Repository files navigation

Demand prediction of consumable retail products

Problem Description

  • A large company that manufactures eatables, delivers them through a group of suppliers to retailers of different kinds all over the country. One of the company’s recent sustainable initiatives was to sell eatable products with no preservatives. These consumables have a shelf life of one week.
  • The company, to ensure the quality of its products on retailers’ shelves, creates a program to buy back the remaining products on the shelves of the retailers post expiry (one week). This has significantly increased the company’s operation costs and is also affecting its gross margins.
  • The company has hired you as a data science consultant and provides you with 5 weeks of data. You are now supposed to predict the demand for various products across for the next two weeks. You are also supposed to produce a report using your machine learning model and the 5th week’s data as a validation set to analyze the potential loss in revenue / gain in operational costs.

Data Description

  • experiment_week : The column identifying the week during which the data was collected
  • channel_type : The channel through which the product is being sold, such as ‘Warehouse Retailers’, ‘grocery stores’, etc.
  • num_units_sold_in_week: ​Number of units of the particular product sold that week
  • sales_revenue_in_week: ​Revenue that the company made by the sale of the products
  • num_units_returned: ​The number of units returned by the retailer for the products sold that week. (Sometimes due to the retailers stocking the products for longer and returning products purchased from prior weeks this variable might be higher than the num_units_sold_in_week)
  • returned_units_revenue_loss: ​The amount of money that the company paid the retailer for returning the product
  • store_identifier: ​Anonymized identifier of the retailer
  • product_identifier: ​Product key from the database
  • category_of_route: ​Type of route used by the supplier to deliver the products
  • supplier_identifier: Anonymized identifier of the supplier distributing the product to the retailer.

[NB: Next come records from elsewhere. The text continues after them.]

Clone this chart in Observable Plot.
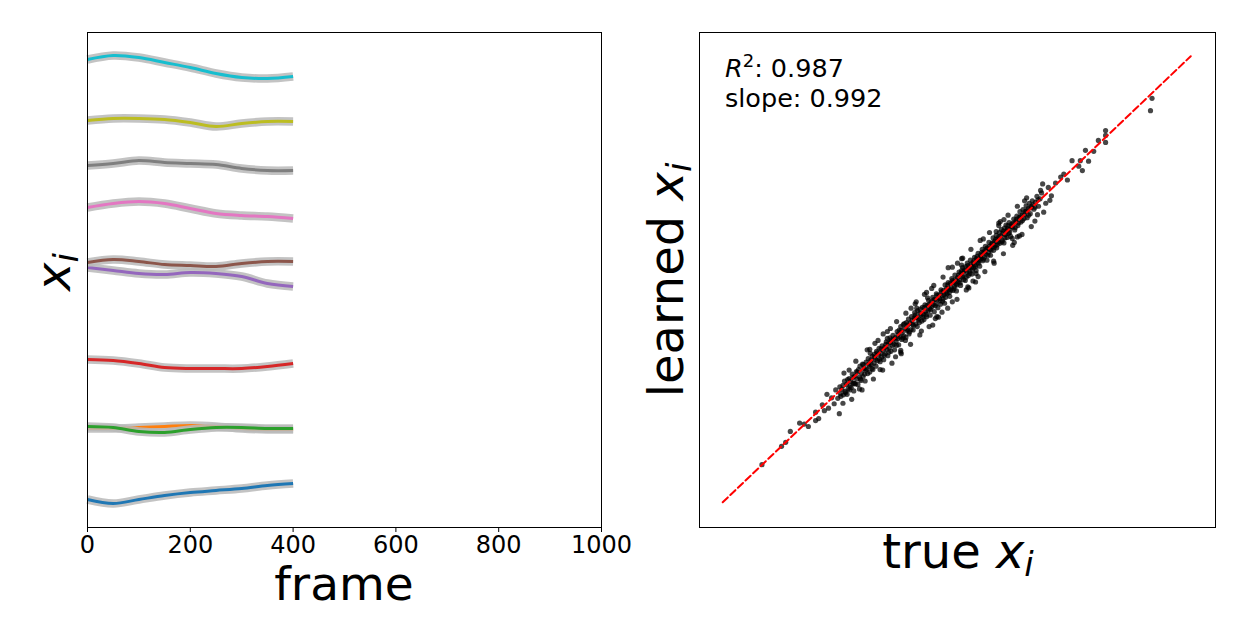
<!DOCTYPE html>
<html>
<head>
<meta charset="utf-8">
<script src="https://cdn.jsdelivr.net/npm/d3@7"></script>
<script src="https://cdn.jsdelivr.net/npm/@observablehq/plot@0.6"></script>
<style>
  html, body { margin: 0; padding: 0; background: #fff; }
  #wrap { position: relative; width: 1247px; height: 644px; overflow: hidden; background: #fff; font-family: "DejaVu Sans", sans-serif; }
  #wrap svg { position: absolute; top: 0; }
</style>
</head>
<body>
<div id="wrap"></div>
<script>
// ---------- Left panel data: 10 traces vs frame ----------
const frames = [0, 50, 100, 150, 200, 250, 300, 350, 400];
const xTicks = [0, 200, 400, 600, 800, 1000];

const blueVals   = [28, 24, 28, 32, 35, 37, 39, 42, 44];
const orangeVals = [99, 99, 100, 101, 102, 101, 99, 98, 98];
const greenVals  = [101, 100, 96, 95, 98, 100, 100, 99, 99];
const redVals    = [168, 167, 164, 160, 159, 159, 159, 161, 164];
const purpleVals = [260, 257, 254, 253, 255, 254, 251, 244, 241];
const brownVals  = [265, 268, 266, 263, 262, 261, 264, 266, 266];
const pinkVals   = [320, 324, 326, 324, 319, 314, 312, 311, 309];
const grayVals   = [362, 364, 367, 365, 364, 363, 359, 357, 357];
const oliveVals  = [407, 409, 409, 408, 405, 401, 404, 406, 406];
const cyanVals   = [468, 472, 470, 465, 460, 454, 450, 449, 451];

const seriesColors = ["#1f77b4", "#ff7f0e", "#2ca02c", "#d62728", "#9467bd",
                      "#8c564b", "#e377c2", "#7f7f7f", "#bcbd22", "#17becf"];
const seriesValues = [blueVals, orangeVals, greenVals, redVals, purpleVals,
                      brownVals, pinkVals, grayVals, oliveVals, cyanVals];

// ---------- Right panel data: learned vs true ----------
const fitLine = [[4.5, 5.1], [95.2, 95.2]];
const annotR2 = "0.987";
const annotSlope = "0.992";

const scatterPoints = [
  [12.1,12.7],[16.7,17.2],[17.6,19.4],[19.4,21.1],[21.1,20.4],[22.5,21.6],[22.5,23.3],[27.1,23.0],[27.8,25.1],[23.8,24.8],
  [24.7,26.9],[15.9,16.4],[20.3,20.9],[23.1,22.0],[24.2,23.6],[25.0,24.1],[25.6,26.2],[26.1,25.0],[26.4,27.8],[26.8,26.1],
  [27.2,28.4],[27.4,26.5],[27.6,27.9],[27.9,26.8],[28.1,29.6],[28.3,27.2],[28.5,28.9],[28.6,26.9],[28.8,28.0],[29.0,30.1],
  [29.1,27.8],[29.3,29.5],[29.4,28.3],[29.6,31.0],[29.8,29.2],[29.9,27.6],[30.1,30.6],[30.2,29.0],[30.4,31.5],[30.5,30.0],
  [30.7,28.9],[30.8,31.9],[31.0,30.4],[31.1,32.6],[31.3,29.7],[31.4,31.2],[31.6,33.0],[31.7,30.5],[31.9,32.1],[32.0,31.0],
  [32.1,29.6],[32.3,33.4],[32.4,32.0],[32.6,31.1],[32.7,34.1],[32.9,32.6],[33.0,31.4],[33.2,33.8],[33.3,32.9],[33.5,34.6],
  [33.6,31.9],[33.8,33.2],[33.9,35.0],[34.1,34.0],[34.2,32.6],[34.4,35.3],[34.5,33.7],[34.7,34.9],[34.8,36.2],[35.0,33.5],
  [35.1,35.2],[35.3,34.4],[35.4,36.7],[35.6,35.8],[35.7,33.9],[35.9,36.4],[36.0,35.1],[36.2,37.5],[36.3,36.0],[36.5,34.7],
  [36.6,37.2],[36.8,36.3],[36.9,38.3],[37.1,35.6],[37.2,37.9],[37.4,36.8],[37.5,38.8],[37.7,37.0],[37.8,35.9],[38.0,38.4],
  [38.1,37.6],[38.3,39.6],[38.4,38.2],[38.6,36.9],[38.7,39.9],[38.9,38.5],[39.0,40.6],[39.2,38.0],[39.3,39.4],[39.5,41.0],
  [39.6,38.7],[39.8,40.2],[39.9,37.8],[40.1,41.4],[40.2,39.8],[40.4,40.9],[40.5,42.1],[40.7,39.5],[40.8,41.3],[41.0,40.0],
  [41.1,42.6],[41.3,41.0],[41.4,39.9],[41.6,42.3],[41.7,43.4],[41.9,41.1],[42.0,42.5],[42.2,40.6],[42.3,43.8],[42.5,42.2],
  [42.6,41.4],[42.8,44.1],[42.9,42.9],[43.1,41.7],[43.2,44.5],[43.4,43.1],[43.5,42.0],[43.7,45.0],[43.8,43.6],[44.0,42.6],
  [44.1,44.9],[44.3,43.8],[44.4,45.9],[44.6,44.2],[44.7,42.9],[44.9,45.6],[45.0,44.6],[45.2,46.5],[45.3,45.0],[45.5,43.6],
  [45.6,46.1],[45.8,45.2],[45.9,47.2],[46.1,46.0],[46.2,44.4],[46.4,47.0],[46.5,46.3],[46.7,45.1],[46.8,48.0],[47.0,46.8],
  [47.1,45.7],[47.3,47.9],[47.4,47.0],[47.6,49.0],[47.7,46.5],[47.9,48.3],[48.0,47.2],[48.2,49.5],[48.3,48.1],[48.5,46.7],
  [48.6,49.3],[48.8,48.4],[48.9,50.3],[49.1,47.9],[49.2,49.6],[49.4,48.7],[49.5,51.0],[49.7,49.2],[49.8,47.8],[50.0,50.5],
  [50.1,49.6],[50.3,51.6],[50.4,50.0],[50.6,48.9],[50.7,51.4],[50.9,50.6],[51.0,52.5],[51.2,50.1],[51.3,51.8],[51.5,49.9],
  [51.6,52.7],[51.8,51.5],[51.9,53.4],[52.1,50.9],[52.2,52.4],[52.4,51.3],[52.5,54.0],[52.7,52.6],[52.8,51.2],[53.0,53.5],
  [53.1,52.5],[53.3,54.6],[53.4,53.0],[53.6,51.9],[53.7,54.3],[53.9,53.6],[54.0,55.4],[54.2,54.0],[54.3,52.8],[54.5,55.1],
  [54.6,54.3],[54.8,56.2],[54.9,53.9],[55.1,55.6],[55.2,54.6],[55.4,56.8],[55.5,55.2],[55.7,54.0],[55.8,56.5],[56.0,55.6],
  [56.1,57.6],[56.3,56.2],[56.4,55.0],[56.6,57.3],[56.7,56.7],[56.9,58.5],[57.0,56.0],[57.2,57.8],[57.3,57.0],[57.5,59.0],
  [57.6,56.5],[57.8,58.3],[57.9,57.7],[58.1,59.6],[58.2,57.4],[58.4,58.9],[58.5,60.2],[58.7,58.0],[58.8,59.4],[59.0,57.5],
  [59.1,60.5],[59.3,59.2],[59.4,61.1],[59.6,58.6],[59.7,60.4],[59.9,59.4],[60.0,61.6],[60.2,60.3],[60.3,58.8],[60.5,61.3],
  [60.7,60.7],[60.9,62.3],[61.1,60.1],[61.3,61.8],[61.5,62.9],[61.7,61.0],[61.9,62.6],[62.1,63.8],[62.3,61.7],[62.5,63.1],
  [62.7,64.2],[62.9,62.4],[63.1,63.8],[63.3,65.0],[63.5,62.6],[63.7,64.4],[63.9,65.5],[64.1,63.4],[64.3,64.9],[64.5,66.0],
  [64.8,64.3],[65.1,65.7],[65.4,66.9],[65.7,64.9],[66.0,66.4],[66.3,67.6],[65.5,63.2],[61.6,58.7],[58.3,61.8],[45.2,40.9],
  [66.7,63.7],[67.1,65.5],[66.1,68.1],[67.6,68.7],[69.0,69.6],[70.6,71.4],[71.3,70.2],[72.2,74.1],[73.8,74.1],[74.2,72.1],
  [73.5,73.0],[75.4,74.0],[74.8,76.2],[76.4,76.0],[77.3,78.2],[78.7,77.8],[78.7,79.2],[78.7,80.2],[87.7,86.7],[87.4,84.2],
  [68.2,67.0],[70.0,70.8],[67.9,66.1],[52.2,48.4],[39.0,35.4],[45.7,42.2],[48.2,52.5],[35.6,39.1],
  [27.3,27.0],[27.8,28.7],[28.2,27.5],[28.7,29.9],[29.2,28.6],[29.7,30.3],[30.0,29.1],[30.6,31.4],[31.2,30.0],[31.8,32.9],
  [32.2,31.8],[32.8,33.0],[33.4,32.1],[33.9,34.4],[34.3,35.6],[34.9,34.0],[35.2,36.1],[35.8,34.8],[36.1,37.0],[36.7,35.4],
  [37.0,37.4],[37.6,38.1],[38.2,36.8],[38.5,39.0],[39.1,39.8],[39.4,38.3],[39.7,41.2],[40.3,40.0],[40.6,39.1],[41.2,41.8],
  [41.5,40.8],[41.8,42.9],[42.4,41.9],[42.7,43.3],[43.3,42.5],[43.6,44.4],[43.9,43.0],[44.5,45.1],[44.8,44.0],[45.4,46.0],
  [45.7,44.8],[46.0,46.9],[46.6,45.8],[46.9,47.6],[47.2,46.2],[47.8,47.4],[48.1,49.0],[48.4,47.5],[48.7,48.0],[49.0,49.9],
  [49.3,48.2],[49.6,50.1],[49.9,49.0],[50.2,51.0],[50.5,49.4],[50.8,51.9],[51.1,50.8],[51.4,52.0],[51.7,50.6],[52.0,52.9],
  [52.3,51.8],[52.6,53.2],[52.9,52.0],[53.2,53.9],[53.5,52.7],[53.8,54.8],[54.1,53.4],[54.4,54.6],[54.7,55.6],[55.0,54.2],
  [55.3,55.9],[55.6,56.3],[55.9,55.0],[56.2,56.8],[56.5,56.0],[56.8,57.5],[57.1,56.6],[57.4,58.2],[57.7,57.1],[58.0,58.7],
  [58.6,57.7],[58.9,59.9],[59.2,58.5],[59.5,60.0],[59.8,61.0],[60.1,59.6],[60.4,60.9],[60.8,61.5],[61.2,60.6],[61.4,62.2],
  [61.8,61.5],[62.2,62.8],[62.6,62.0],[63.0,63.3],[63.4,64.0],[63.8,63.1],[64.2,64.6],[64.6,65.2],[65.0,64.7],[65.6,66.2],
  [36.4,38.2],[40.0,38.4],[44.2,46.4],[47.5,45.3],[50.8,53.0],[53.6,51.3],[57.5,59.8],[60.6,58.4],[42.1,44.3],[33.1,35.2],
  [28.0,31.2],[29.5,25.9],[30.3,33.6],[31.5,27.8],[32.5,35.9],[33.7,30.0],[34.6,37.8],[35.5,31.8],[36.4,39.6],[37.3,33.2],
  [38.2,41.6],[39.1,35.1],[40.0,43.3],[40.9,37.0],[41.8,45.2],[42.7,38.9],[43.6,47.1],[44.5,40.6],[45.4,48.9],[46.3,42.5],
  [47.2,50.6],[48.1,44.3],[49.0,52.6],[49.9,46.1],[50.8,54.3],[51.7,48.0],[52.6,56.2],[53.5,49.6],[54.4,58.0],[55.3,51.7],
  [56.2,59.6],[57.1,53.4],[58.0,61.5],[58.9,55.3],[59.8,63.1],[60.7,57.0],[61.6,64.9],[62.5,59.2],[63.4,66.6],[64.3,60.8],
  [29.0,31.8],[31.0,28.0],[33.0,36.0],[35.0,31.9],[37.0,40.2],[39.0,35.8],[41.0,44.3],[43.0,39.7],[45.0,48.3],[47.0,43.5],
  [49.0,45.6],[51.0,54.4],[53.0,49.8],[55.0,58.3],[57.0,53.8],[59.0,62.2],[61.0,57.6],[63.0,66.0],[65.0,61.9],[66.5,69.4],
  [34.0,37.2],[38.0,34.5],[42.0,45.6],[46.0,42.6],[50.0,53.4],[54.0,50.7],[58.0,61.0],[62.0,58.9],[44.0,47.5],[52.0,48.6]
];

// ---------- Build ----------
const wrap = document.getElementById("wrap");
const FONT = "DejaVu Sans";

const traceRows = seriesValues.flatMap((vals, i) =>
  frames.map((f, j) => ({frame: f, value: vals[j], id: i})));

const traceMarks = seriesValues.flatMap((vals, i) => {
  const rows = traceRows.filter(d => d.id === i);
  return [
    Plot.line(rows, {x: "frame", y: "value", stroke: "#b8b8b8", strokeOpacity: 0.85,
      strokeWidth: 8.5, curve: "catmull-rom", strokeLinecap: "butt"}),
    Plot.line(rows, {x: "frame", y: "value", stroke: seriesColors[i],
      strokeWidth: 3, curve: "catmull-rom", strokeLinecap: "butt"})
  ];
});

const left = Plot.plot({
  width: 640, height: 644,
  marginLeft: 87, marginRight: 39, marginTop: 32, marginBottom: 117,
  style: {fontFamily: FONT, color: "black", background: "transparent", overflow: "visible"},
  x: {domain: [0, 1000], label: null},
  y: {domain: [0, 495], axis: null},
  marks: [
    ...traceMarks,
    Plot.frame({stroke: "black", strokeWidth: 1}),
    Plot.axisX({ticks: xTicks, tickSize: 5, tickPadding: 3, fontSize: 24,
      tickFormat: d => String(d), label: null})
  ]
});
left.style.left = "0px";
wrap.appendChild(left);

const right = Plot.plot({
  width: 635, height: 644,
  marginLeft: 87, marginRight: 32, marginTop: 32, marginBottom: 117,
  style: {fontFamily: FONT, color: "black", background: "transparent", overflow: "visible"},
  x: {domain: [0, 100], axis: null},
  y: {domain: [0, 100], axis: null},
  marks: [
    Plot.dot(scatterPoints, {x: d => d[0], y: d => d[1], r: 2.6, fill: "black",
      fillOpacity: 0.72, stroke: "none"}),
    Plot.line(fitLine, {x: d => d[0], y: d => d[1], stroke: "red", strokeWidth: 2,
      strokeDasharray: "7,3.5"}),
    Plot.frame({stroke: "black", strokeWidth: 1})
  ]
});
right.style.left = "612px";
wrap.appendChild(right);

// ---------- Text labels (real SVG text with italic / sub / sup) ----------
function subLabel(svg, x, y, rotate, main) {
  const t = d3.select(svg).append("text")
    .attr("transform", `translate(${x},${y})` + (rotate ? " rotate(-90)" : ""))
    .attr("text-anchor", "middle")
    .attr("font-family", FONT)
    .attr("font-size", 48)
    .attr("fill", "black");
  if (main) t.append("tspan").text(main + " ");
  t.append("tspan").attr("font-style", "italic").text("x");
  t.append("tspan").attr("font-style", "italic").attr("font-size", 34).attr("dy", 8).text("i");
  return t;
}

// left: "frame" and x_i
d3.select(left).append("text")
  .attr("x", 344).attr("y", 600)
  .attr("text-anchor", "middle").attr("font-family", FONT)
  .attr("font-size", 47).attr("fill", "black").text("frame");
subLabel(left, 70, 272, true, null);

// right: "true x_i", "learned x_i"
subLabel(right, 346, 568, false, "true");
subLabel(right, 71, 280, true, "learned");

// annotations
const ann = d3.select(right).append("g")
  .attr("text-anchor", "start")
  .attr("font-family", FONT).attr("font-size", 25.5).attr("fill", "black");
const l1 = ann.append("text").attr("x", 113).attr("y", 77).attr("text-anchor", "start");
l1.append("tspan").attr("font-style", "italic").text("R");
l1.append("tspan").attr("font-size", 18).attr("dy", -10).text("2");
l1.append("tspan").attr("dy", 10).text(": " + annotR2);
ann.append("text").attr("x", 113).attr("y", 107).attr("text-anchor", "start").text("slope: " + annotSlope);
</script>
</body>
</html>
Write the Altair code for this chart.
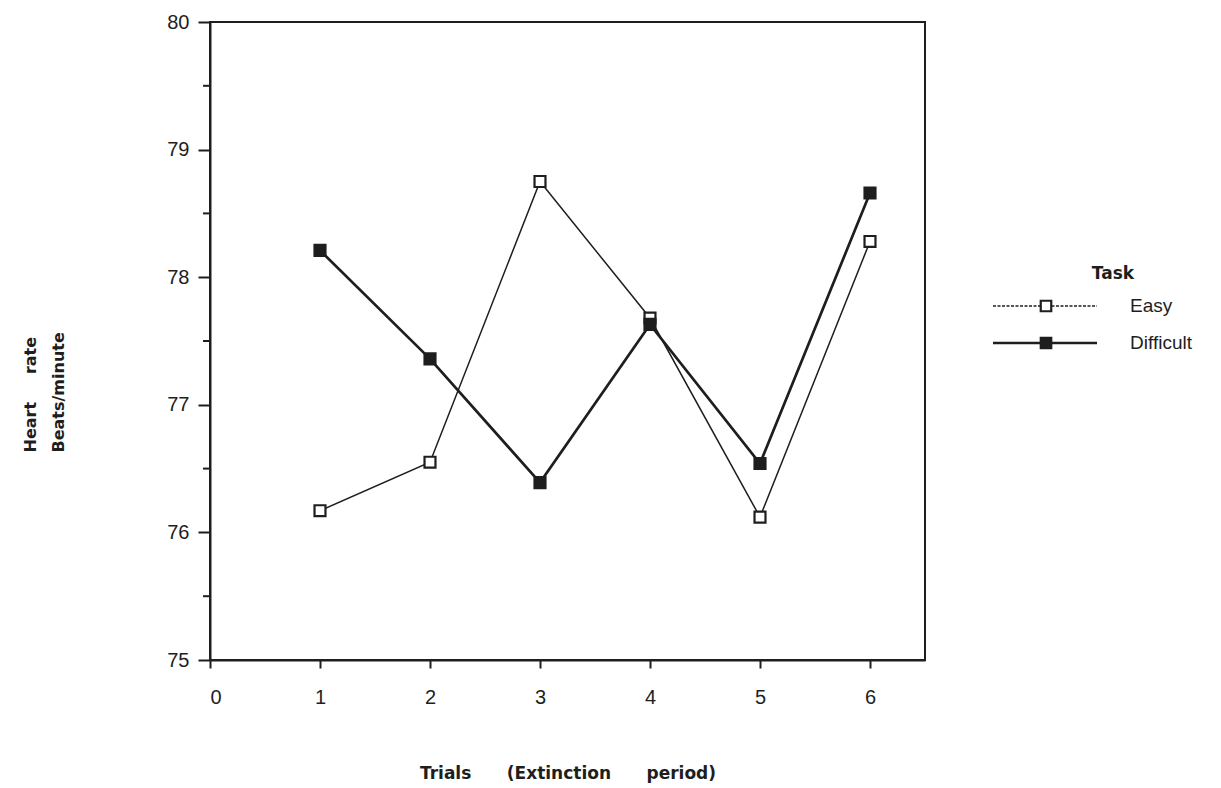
import altair as alt
import pandas as pd

# Mean heart rate (beats/minute) per extinction trial, by task difficulty
trials = [1, 2, 3, 4, 5, 6]
easy = [76.17, 76.55, 78.75, 77.68, 76.12, 78.28]
difficult = [78.21, 77.36, 76.39, 77.63, 76.54, 78.66]
tasks = ["Easy", "Difficult"]

x_ticks = [0, 1, 2, 3, 4, 5, 6]
y_ticks = [75, 76, 77, 78, 79, 80]
y_minor = [75.5, 76.5, 77.5, 78.5, 79.5]

INK = "#1e1e1e"
NB = "\u00a0"
W, H = 715, 638

df = pd.DataFrame({
    "Trial": trials * 2,
    "Rate": easy + difficult,
    "Task": ["Easy"] * len(trials) + ["Difficult"] * len(trials),
})

x_scale = alt.Scale(domain=[0, 6.5], nice=False, zero=False)
y_scale = alt.Scale(domain=[75, 80], nice=False, zero=False)

x_axis = alt.Axis(
    values=x_ticks, format="d", tickSize=8, labelPadding=19,
    title=f"Trials{NB*6}(Extinction{NB*6}period)",
    titleFontSize=17,
    titleX=W / 2, titleY=113, titleAlign="center", titleBaseline="middle",
)
y_axis = alt.Axis(
    values=y_ticks, format="d", tickSize=12, labelPadding=9,
    title=[f"Heart{NB*5}rate", "Beats/minute"],
    titleAngle=270, titleAlign="left", titleBaseline="middle",
    titleX=-180, titleY=430, titleLineHeight=28,
)

X = alt.X("Trial:Q", scale=x_scale, axis=x_axis)
Y = alt.Y("Rate:Q", scale=y_scale, axis=y_axis)

lines = alt.Chart(df).mark_line(color=INK).encode(
    x=X, y=Y,
    detail="Task:N",
    strokeWidth=alt.StrokeWidth(
        "Task:N", scale=alt.Scale(domain=tasks, range=[1.5, 2.7]), legend=None,
    ),
)

points = alt.Chart(df).mark_point(
    shape="square", size=120, filled=True, stroke=INK, strokeWidth=2.2, opacity=1
).encode(
    x=X, y=Y,
    fill=alt.Fill(
        "Task:N", scale=alt.Scale(domain=tasks, range=["#ffffff", INK]), legend=None,
    ),
)

# Unlabelled half-unit ticks on the rate axis
minor = alt.Chart(pd.DataFrame({"Rate": y_minor})).mark_rule(
    color=INK, strokeWidth=2
).encode(
    y=Y,
    x=alt.value(-7), x2=alt.value(0),
)

# Hand-built key to the right of the plot
legend_layers = [
    alt.Chart(pd.DataFrame({"label": ["Task"]})).mark_text(
        font="DejaVu Sans", fontWeight="bold", fontSize=17, color=INK,
        align="center", baseline="middle",
    ).encode(x=alt.value(903), y=alt.value(252), text="label:N")
]
key_rows = {"Easy": 284, "Difficult": 321}
key_style = {
    "Easy": dict(strokeWidth=1.5, strokeDash=[3, 1.5]),
    "Difficult": dict(strokeWidth=2.7),
}
key_fill = {"Easy": "#ffffff", "Difficult": INK}
for t in tasks:
    row = pd.DataFrame({"Task": [t]})
    ly = key_rows[t]
    legend_layers.append(
        alt.Chart(row).mark_rule(color=INK, **key_style[t]).encode(
            x=alt.value(783), x2=alt.value(887), y=alt.value(ly)
        )
    )
    legend_layers.append(
        alt.Chart(row).mark_point(
            shape="square", size=110, filled=True, fill=key_fill[t],
            stroke=INK, strokeWidth=2.2, opacity=1,
        ).encode(x=alt.value(836), y=alt.value(ly))
    )
    legend_layers.append(
        alt.Chart(row).mark_text(
            font="Liberation Sans", fontSize=19, color=INK,
            align="left", baseline="middle",
        ).encode(x=alt.value(920), y=alt.value(ly), text="Task:N")
    )

chart = (
    alt.layer(lines, points, minor, *legend_layers)
    .properties(
        width=W, height=H,
        autosize=alt.AutoSizeParams(type="none"),
        padding={"left": 210, "top": 22, "right": 296, "bottom": 128},
        background="white",
    )
    .configure_view(stroke=INK, strokeWidth=2)
    .configure_axis(
        grid=False,
        domainColor=INK, domainWidth=2,
        tickColor=INK, tickWidth=2,
        labelFont="Liberation Sans", labelFontSize=20, labelColor=INK,
        titleFont="DejaVu Sans", titleFontWeight="bold", titleFontSize=16,
        titleColor=INK,
    )
)

chart.save("out.html", embed_options={"renderer": "svg", "actions": False})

Most stores have a single supplier, sometimes a store might have two suppliers.
  • demand_projection: ​This is the target attribute, that is supposed to generate by subtracting the number of units returned from the number of units sold.

Task performed

  • Data analysis and visualisation on train data.
  • Build a machine learning model, which should predict the demand projection for the records in the test data with columns 'experiment_week', 'channel_type', 'store_identifier', 'product_identifier', 'category_of_route' and 'supplier_identifier'.
  • Analyze the predictions of the model, using 4 weeks data, to report the loss of revenue for week 5 if the model was deployed.

Evaluation Metric:

  • The evaluation metric used is Root Mean Squared Error (RMSE)
  • Achieved RMSE of 10.2 on train data and 11.9 on test data

NOTE: Please use Google Colab for complete view of visualization file as graphs used to plot have User interaction features.